Israel-Iran Conflict: Flight Route Cancellations Today, Growing Uncertainty Tomorrow

Escalating conflict between Israel and Iran is impacting many classes of business including Aviation

The escalating conflict between Israel and Iran looks set to have a major economic impact globally, affecting everything from flight route cancellations to shipping costs in the short term. Potential longer-term impact to global oil supply and inflation are also being priced in by analysts.   

Following Iran’s counter strike on Israel over the weekend, many airline passengers are facing cancellations or disruption to flights to Israel and surrounding countries. 

EasyJet has suspended flights to and from Tel Aviv. Wizz Air said it would resume journeys to Israel on Tuesday,16 April after stopping flights to Tel Aviv on Sunday and Monday, according to the BBC.  

Other airlines which have reportedly been affected are as follows: 

  • Lufthansa said that it had suspended flights to and from Tel Aviv, Erbil and Amman up to and including Monday.  
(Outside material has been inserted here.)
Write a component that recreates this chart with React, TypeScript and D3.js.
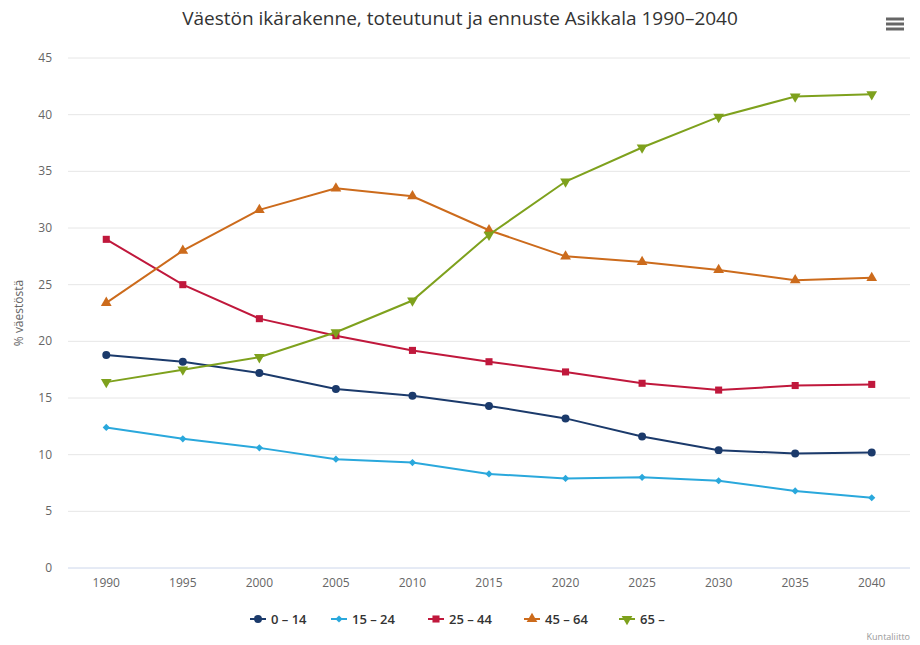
import { useEffect, useRef } from 'react';
import * as d3 from 'd3';

const years = ['1990', '1995', '2000', '2005', '2010', '2015', '2020', '2025', '2030', '2035', '2040'];
const seriesNames = ['0 – 14', '15 – 24', '25 – 44', '45 – 64', '65 –'];
const age0_14 = [18.8, 18.2, 17.2, 15.8, 15.2, 14.3, 13.2, 11.6, 10.4, 10.1, 10.2];
const age15_24 = [12.4, 11.4, 10.6, 9.6, 9.3, 8.3, 7.9, 8.0, 7.7, 6.8, 6.2];
const age25_44 = [29.0, 25.0, 22.0, 20.5, 19.2, 18.2, 17.3, 16.3, 15.7, 16.1, 16.2];
const age45_64 = [23.4, 28.0, 31.6, 33.5, 32.8, 29.8, 27.5, 27.0, 26.3, 25.4, 25.6];
const age65 = [16.4, 17.5, 18.6, 20.8, 23.6, 29.4, 34.1, 37.1, 39.8, 41.6, 41.8];
const yTicks = [0, 5, 10, 15, 20, 25, 30, 35, 40, 45];

const colors = ['#1b3a6b', '#2aa8dc', '#c0183c', '#cc6b1c', '#7ea11d'];
const symbols = [d3.symbolCircle, d3.symbolSquare, d3.symbolSquare, d3.symbolTriangle, d3.symbolTriangle];
const sizes = [50, 26, 50, 50, 50];
const rotations = [0, 45, 0, 0, 180];

const App = () => {
	const ref = useRef<SVGSVGElement>(null);

	useEffect(() => {
		const svg = d3.select(ref.current);
		svg.selectAll('*').remove();
		const font = '"Open Sans", sans-serif';
		const allSeries = [age0_14, age15_24, age25_44, age45_64, age65];

		const x = d3.scalePoint().domain(years).range([68, 910]).padding(0.5);
		const y = d3.scaleLinear().domain([0, 45]).range([568, 58]);

		// title
		svg
			.append('text')
			.attr('x', 460)
			.attr('y', 25)
			.attr('text-anchor', 'middle')
			.style('font-family', font)
			.style('font-size', '19px')
			.attr('fill', '#333')
			.text('Väestön ikärakenne, toteutunut ja ennuste Asikkala 1990–2040');

		// menu icon
		const menu = svg.append('g').attr('stroke', '#666').attr('stroke-width', 3);
		[19, 24, 29].forEach((yy) => {
			menu.append('line').attr('x1', 886).attr('x2', 904).attr('y1', yy).attr('y2', yy);
		});

		// gridlines
		svg
			.append('g')
			.selectAll('line')
			.data(yTicks)
			.join('line')
			.attr('x1', 68)
			.attr('x2', 910)
			.attr('y1', (d) => y(d))
			.attr('y2', (d) => y(d))
			.attr('stroke', (d) => (d === 0 ? '#ccd6eb' : '#e6e6e6'))
			.attr('stroke-width', 1);

		// y axis labels
		svg
			.append('g')
			.selectAll('text')
			.data(yTicks)
			.join('text')
			.attr('x', 52)
			.attr('y', (d) => y(d) + 4)
			.attr('text-anchor', 'end')
			.style('font-family', font)
			.style('font-size', '12px')
			.attr('fill', '#666')
			.text((d) => d);

		svg
			.append('text')
			.attr('transform', `translate(23, ${y(22.5)}) rotate(-90)`)
			.attr('text-anchor', 'middle')
			.style('font-family', font)
			.style('font-size', '12px')
			.attr('fill', '#666')
			.text('% väestöstä');

		// x axis labels
		svg
			.append('g')
			.selectAll('text')
			.data(years)
			.join('text')
			.attr('x', (d) => x(d)!)
			.attr('y', 587)
			.attr('text-anchor', 'middle')
			.style('font-family', font)
			.style('font-size', '12px')
			.attr('fill', '#666')
			.text((d) => d);

		const line = d3
			.line<number>()
			.x((_, i) => x(years[i])!)
			.y((d) => y(d));

		allSeries.forEach((vals, si) => {
			const g = svg.append('g');
			g.append('path')
				.datum(vals)
				.attr('d', line)
				.attr('fill', 'none')
				.attr('stroke', colors[si])
				.attr('stroke-width', 2);
			g.selectAll('path.m')
				.data(vals)
				.join('path')
				.attr('class', 'm')
				.attr('d', d3.symbol(symbols[si], sizes[si])())
				.attr('transform', (d, i) => `translate(${x(years[i])}, ${y(d)}) rotate(${rotations[si]})`)
				.attr('fill', colors[si]);
		});

		// legend
		const legendX = [250, 331, 428, 524, 619];
		seriesNames.forEach((name, si) => {
			const lg = svg.append('g').attr('transform', `translate(${legendX[si]}, 619)`);
			lg.append('line').attr('x1', 0).attr('x2', 16).attr('stroke', colors[si]).attr('stroke-width', 2);
			lg.append('path')
				.attr('d', d3.symbol(symbols[si], sizes[si])())
				.attr('transform', `translate(8, 0) rotate(${rotations[si]})`)
				.attr('fill', colors[si]);
			lg.append('text')
				.attr('x', 21)
				.attr('y', 5)
				.style('font-family', font)
				.style('font-size', '13px')
				.style('font-weight', '600')
				.attr('fill', '#333')
				.text(name);
		});

		// credit
		svg
			.append('text')
			.attr('x', 910)
			.attr('y', 640)
			.attr('text-anchor', 'end')
			.style('font-family', font)
			.style('font-size', '9px')
			.attr('fill', '#999')
			.text('Kuntaliitto');
	}, []);

	return (
		<svg
			ref={ref}
			width={920}
			height={645}
			style={{ position: 'absolute', left: 0, top: 0, background: '#fff' }}
		></svg>
	);
};

export default App;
  • KLM cancelled all flights to and from Tel Aviv until Tuesday.   

  • Qantas said its planes were changing course to avoid Iran's airspace.   

  • Virgin Atlantic is not currently overflying Iraq, Iran, or Israel, but would continue to monitor the situation for any potential impact on our operations. 

  • British Airways said there would be a flight to Tel Aviv on Monday, but added it was keeping the situation under review.  

  • Iberia Express cancelled flights to Tel Aviv on Sunday and Monday.  

  • Finnair said that it had suspended operations over Iranian airspace until further notice.  

The European Union Aviation Safety Agency (EASA) reiterated its previous guidance to airlines to use caution in Israeli and Iranian airspace. "The European Commission and EASA will continue to closely monitor the situation to assess any potential safety risks for EU aircraft operators and be ready to act as appropriate," it said. 

Economic consequences and geopolitical backdrop  

The longer-term economic impacts of the conflict could result in increased shipping costs. From a geopolitical connected risk perspective, the conflict inflames risks across key sectors, driving up freight and insurance costs. Ships may be forced to take longer, alternative routes to avoid conflict zones, further increasing shipping expenses. 

Potential oil supply disruption is a longer-term problem that may affect the aviation sector, among others, driving up fuel costs. The Strait of Hormuz, a critical passage for about one-third (33%) of the world's oil production, could be blocked due to the conflict. There is also a risk of the Suez Canal being targeted, which would further impact global trade routes. This could trigger a rise in global inflation, just when many policymakers have brought inflation under control. 

The impact on Israeli exports could be severe. Israel has a strong electronics sector, which is important to global supply chains. If Israel experiences disruptions in production and logistics, it could lead to shortages in global markets. 

Recipe for Regional Escalation 

The scope of the conflict is currently unclear, but there is a risk it could involve other Middle-Eastern nations, including Lebanon, Iraq, Syria, Yemen, Jordan, Saudi Arabia, UAE, and Egypt. 

This conflict is an example of asymmetric warfare across different zones of influence, with the potential to ripple across continents and bring in major players such as the US, China, Russia and other key global actors. 

Iran supports various paramilitary groups across Yemen, Iraq, Lebanon, and Syria, such as the Houthis, Al Hashd al Shaab, Hezbollah, and the Syrian army. These groups form the so-called "axis of resistance," establishing a strategic corridor from Iran to Syria and Lebanon, pivotal for Iran’s strategic and economic goals. 

Israel, meanwhile, is supported by a coalition of allies led by the United States. The US has military bases in Iraq and Saudi Arabia. 

The complex and volatile nature of these dynamics underscores the significant risk of escalation across the Middle East. The economic and geopolitical ramifications of this conflict could reverberate globally, impacting international trade and economic stability in a perfect storm of connected risk.